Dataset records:
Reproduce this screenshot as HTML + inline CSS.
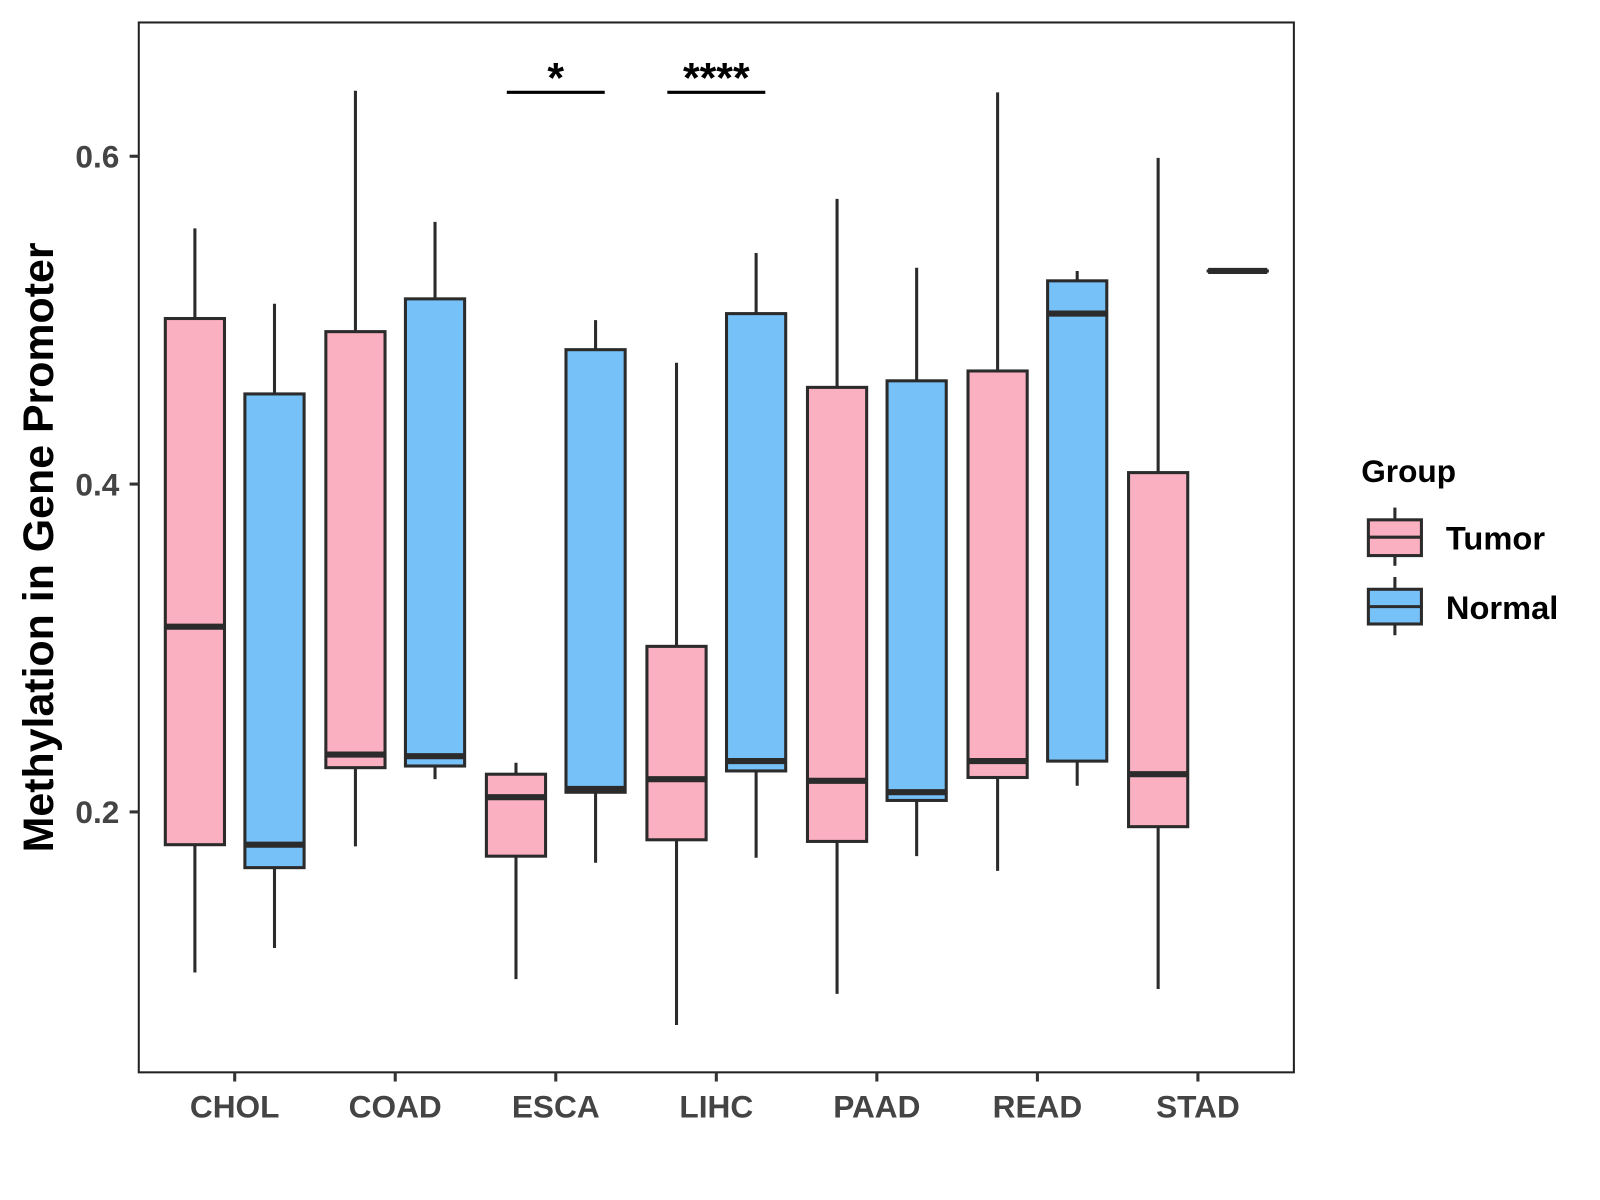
<!DOCTYPE html>
<html><head><meta charset="utf-8"><style>
html,body{margin:0;padding:0;background:#fff}
svg{display:block}
text{font-family:"Liberation Sans",Arial,sans-serif;font-weight:bold}
</style></head><body>
<svg id="chart" width="1600" height="1200" viewBox="0 0 1568 1175" preserveAspectRatio="none" xmlns="http://www.w3.org/2000/svg">
<rect x="136" y="22" width="1132" height="1028" fill="#fff" stroke="#222" stroke-width="2"/>
<g id="marks"></g>
<g id="axes"></g>
<text x="38" y="536" transform="rotate(-90 38 536)" text-anchor="middle" dominant-baseline="central" font-size="42" fill="#000">Methylation in Gene Promoter</text>
<g>
<text x="1334" y="472" font-size="31" fill="#000">Group</text>
<g>
<line x1="1367" y1="497" x2="1367" y2="554" stroke="#2b2b2b" stroke-width="3"/>
<rect x="1341" y="509" width="52" height="35" fill="#FBB0C1" stroke="#2b2b2b" stroke-width="3"/>
<line x1="1341" y1="526" x2="1393" y2="526" stroke="#2b2b2b" stroke-width="3"/>
<text x="1417" y="538" font-size="32" fill="#000">Tumor</text></g>
<g>
<line x1="1367" y1="565" x2="1367" y2="622" stroke="#2b2b2b" stroke-width="3"/>
<rect x="1341" y="577" width="52" height="34" fill="#76C1F7" stroke="#2b2b2b" stroke-width="3"/>
<line x1="1341" y1="594" x2="1393" y2="594" stroke="#2b2b2b" stroke-width="3"/>
<text x="1417" y="606" font-size="32" fill="#000">Normal</text></g>
</g>
</svg>
<script>
const categories = ["CHOL","COAD","ESCA","LIHC","PAAD","READ","STAD"];
const tumorStats = [
 [0.102,0.180,0.313,0.501,0.556],
 [0.179,0.227,0.235,0.493,0.640],
 [0.098,0.173,0.209,0.223,0.230],
 [0.070,0.183,0.220,0.301,0.474],
 [0.089,0.182,0.219,0.459,0.574],
 [0.164,0.221,0.231,0.469,0.639],
 [0.092,0.191,0.223,0.407,0.599]];
const normalStats = [
 [0.117,0.166,0.180,0.455,0.510],
 [0.220,0.228,0.234,0.513,0.560],
 [0.169,0.212,0.214,0.482,0.500],
 [0.172,0.225,0.231,0.504,0.541],
 [0.173,0.207,0.212,0.463,0.532],
 [0.216,0.231,0.504,0.524,0.530],
 [0.530,0.530,0.530,0.530,0.530]];
const yTicks = [0.2,0.4,0.6];
const yTickLabels = ["0.2","0.4","0.6"];
const sigCats = ["ESCA","LIHC"];
const sigLabels = ["*","****"];
const sigLevel = [0.639,0.639];

const NS="http://www.w3.org/2000/svg";
const y = v => 795 - (v-0.2)*1605;
const x = i => 230 + i*157.33;
const marks=document.getElementById('marks'), axes=document.getElementById('axes');
function mk(tag,attrs,parent){const e=document.createElementNS(NS,tag);for(const k in attrs)e.setAttribute(k,attrs[k]);parent.appendChild(e);return e;}
function box(cx,s,fill,name){
  const g=mk('g',{},marks);
  
  
  mk('line',{x1:cx,x2:cx,y1:y(s[0]),y2:y(s[4]),stroke:'#2b2b2b','stroke-width':3},g);
  mk('rect',{x:cx-29,y:y(s[3]),width:58,height:Math.max(y(s[1])-y(s[3]),0.01),fill:fill,stroke:'#2b2b2b','stroke-width':3},g);
  mk('line',{x1:cx-29,x2:cx+29,y1:y(s[2]),y2:y(s[2]),stroke:'#2b2b2b','stroke-width':6},g);
}
categories.forEach((c,i)=>{
  box(x(i)-39,tumorStats[i],'#FBB0C1','box-tumor-'+c.toLowerCase());
  box(x(i)+39,normalStats[i],'#76C1F7','box-normal-'+c.toLowerCase());
  const t=mk('line',{x1:x(i),x2:x(i),y1:1050,y2:1059,stroke:'#333','stroke-width':3},axes);
  
  
  const l=mk('text',{x:x(i),y:1094,'text-anchor':'middle','font-size':31,fill:'#444'},axes);
  l.textContent=c;
  
  
});
yTicks.forEach((v,i)=>{
  const t=mk('line',{x1:127,x2:136,y1:y(v),y2:y(v),stroke:'#333','stroke-width':3},axes);
  
  
  const l=mk('text',{x:117,y:y(v)+11,'text-anchor':'end','font-size':31,fill:'#444'},axes);
  l.textContent=yTickLabels[i];
  
  
});
sigCats.forEach((c,j)=>{
  const i=categories.indexOf(c);
  const g=mk('g',{},marks);
  
  
  mk('line',{x1:x(i)-48,x2:x(i)+48,y1:y(sigLevel[j]),y2:y(sigLevel[j]),stroke:'#000','stroke-width':3},g);
  const t=mk('text',{x:x(i),y:y(sigLevel[j]),'text-anchor':'middle','font-size':42,fill:'#000'},g);
  t.textContent=sigLabels[j];
});
</script>
</body></html>
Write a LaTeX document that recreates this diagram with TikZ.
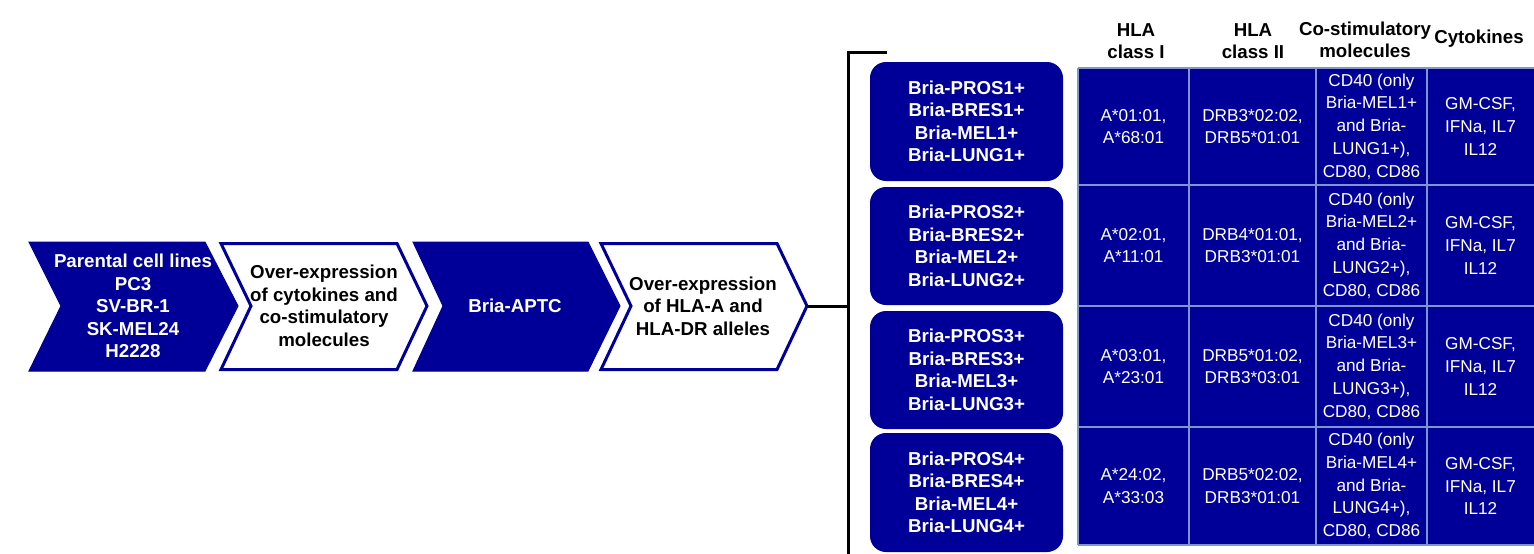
\documentclass[tikz,border=0pt]{standalone}
\usepackage{fontspec}
\setmainfont{Liberation Sans}
\definecolor{navy}{RGB}{0,0,153}
\definecolor{gridc}{RGB}{125,150,205}
\tikzset{
  bluechev/.style={fill=navy, draw=navy, line width=1pt, line join=miter},
  whitechev/.style={fill=white, draw=navy, line width=3pt, line join=miter},
  wtext/.style={font=\fontsize{18.7}{22.5}\selectfont\bfseries, text=white, align=center, inner sep=0pt},
  ktext/.style={font=\fontsize{18.7}{22.5}\selectfont\bfseries, text=black, align=center, inner sep=0pt},
  rbox/.style={fill=navy, rounded corners=16pt, minimum width=193pt, text=white,
    font=\fontsize{18.7}{22.5}\selectfont\bfseries, align=center, inner sep=0pt},
  celltext/.style={font=\fontsize{17.2}{22.7}\selectfont, text=white, align=center, inner sep=0pt},
  head/.style={font=\fontsize{18.7}{22.5}\selectfont\bfseries, text=black, align=center, inner sep=0pt},
  blackline/.style={draw=black, line width=3pt},
  gridline/.style={draw=gridc, line width=1.5pt}
}
\begin{document}
\begin{tikzpicture}[x=1pt,y=-1pt]
\useasboundingbox (0,0) rectangle (1534,554);
% chevrons
\draw[bluechev] (29,242) -- (205,242) -- (238,306) -- (205,371) -- (29,371) -- (61,306) -- cycle;
\draw[whitechev] (221,243.5) -- (397,243.5) -- (427,306) -- (397,369.5) -- (221,369.5) -- (251,306) -- cycle;
\draw[bluechev] (413,242) -- (588,242) -- (620,306) -- (588,371) -- (413,371) -- (443,306) -- cycle;
\draw[whitechev] (601,243.5) -- (777,243.5) -- (807,306) -- (777,369.5) -- (601,369.5) -- (631,306) -- cycle;
\node[wtext] (c1) at (133,306) {Parental cell lines\\PC3\\SV-BR-1\\SK-MEL24\\H2228};
\node[ktext] (c2) at (324,306) {Over-expression\\of cytokines and\\co-stimulatory\\molecules};
\node[wtext] (c3) at (515,306) {Bria-APTC};
\node[ktext] (c4) at (703,306) {Over-expression\\of HLA-A and\\HLA-DR alleles};
% connector and bracket
\coordinate (tip4) at (808,306);
\coordinate (br) at (848,306);
\coordinate (brtop) at (848,52);
\coordinate (brtopend) at (887,52);
\coordinate (brbot) at (848,556);
\draw[blackline] (tip4) -- (br);
\draw[blackline, line join=miter] (brtopend) -- (brtop) -- (brbot);
% rounded boxes
\node[rbox, minimum height=119pt] (b1) at (966.5,121.5) {Bria-PROS1+\\Bria-BRES1+\\Bria-MEL1+\\Bria-LUNG1+};
\node[rbox, minimum height=118pt] (b2) at (966.5,246) {Bria-PROS2+\\Bria-BRES2+\\Bria-MEL2+\\Bria-LUNG2+};
\node[rbox, minimum height=118pt] (b3) at (966.5,370) {Bria-PROS3+\\Bria-BRES3+\\Bria-MEL3+\\Bria-LUNG3+};
\node[rbox, minimum height=119pt] (b4) at (966.5,492.5) {Bria-PROS4+\\Bria-BRES4+\\Bria-MEL4+\\Bria-LUNG4+};
% table
\fill[navy] (1078,68) rectangle (1536,545);
\foreach \yy in {68,185,306,427,545} { \draw[gridline] (1078,\yy) -- (1536,\yy); }
\foreach \xx in {1078,1189,1316,1427} { \draw[gridline] (\xx,68) -- (\xx,545); }
% headers
\node[head] (h1) at (1136,41) {HLA\\class I};
\node[head] (h2) at (1253,41) {HLA\\class II};
\node[head] (h3) at (1365,40) {Co-stimulatory\\molecules};
\node[head] (h4) at (1479,39) {Cytokines};
% cells
\foreach \r/\yy/\ha/\hb in {1/126.5/{A*01:01,\\A*68:01}/{DRB3*02:02,\\DRB5*01:01},
                            2/245.5/{A*02:01,\\A*11:01}/{DRB4*01:01,\\DRB3*01:01},
                            3/366.5/{A*03:01,\\A*23:01}/{DRB5*01:02,\\DRB3*03:01},
                            4/486/{A*24:02,\\A*33:03}/{DRB5*02:02,\\DRB3*01:01}} {
  \node[celltext] (t\r a) at (1133.5,\yy) {\ha};
  \node[celltext] (t\r b) at (1252.5,\yy) {\hb};
  \node[celltext] (t\r c) at (1371.5,\yy) {CD40 (only\\Bria-MEL\r+\\and Bria-\\LUNG\r+),\\CD80, CD86};
  \node[celltext] (t\r d) at (1480.5,\yy) {GM-CSF,\\IFNa, IL7\\IL12};
}
\end{tikzpicture}
\end{document}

▶ _Written instruction_
Track down all lines above with the string "this" and copy them.

▶ _Exercise solution_
Reproduce this screenshot as HTML + inline CSS.
Write a LaTeX document that recreates this diagram with TikZ.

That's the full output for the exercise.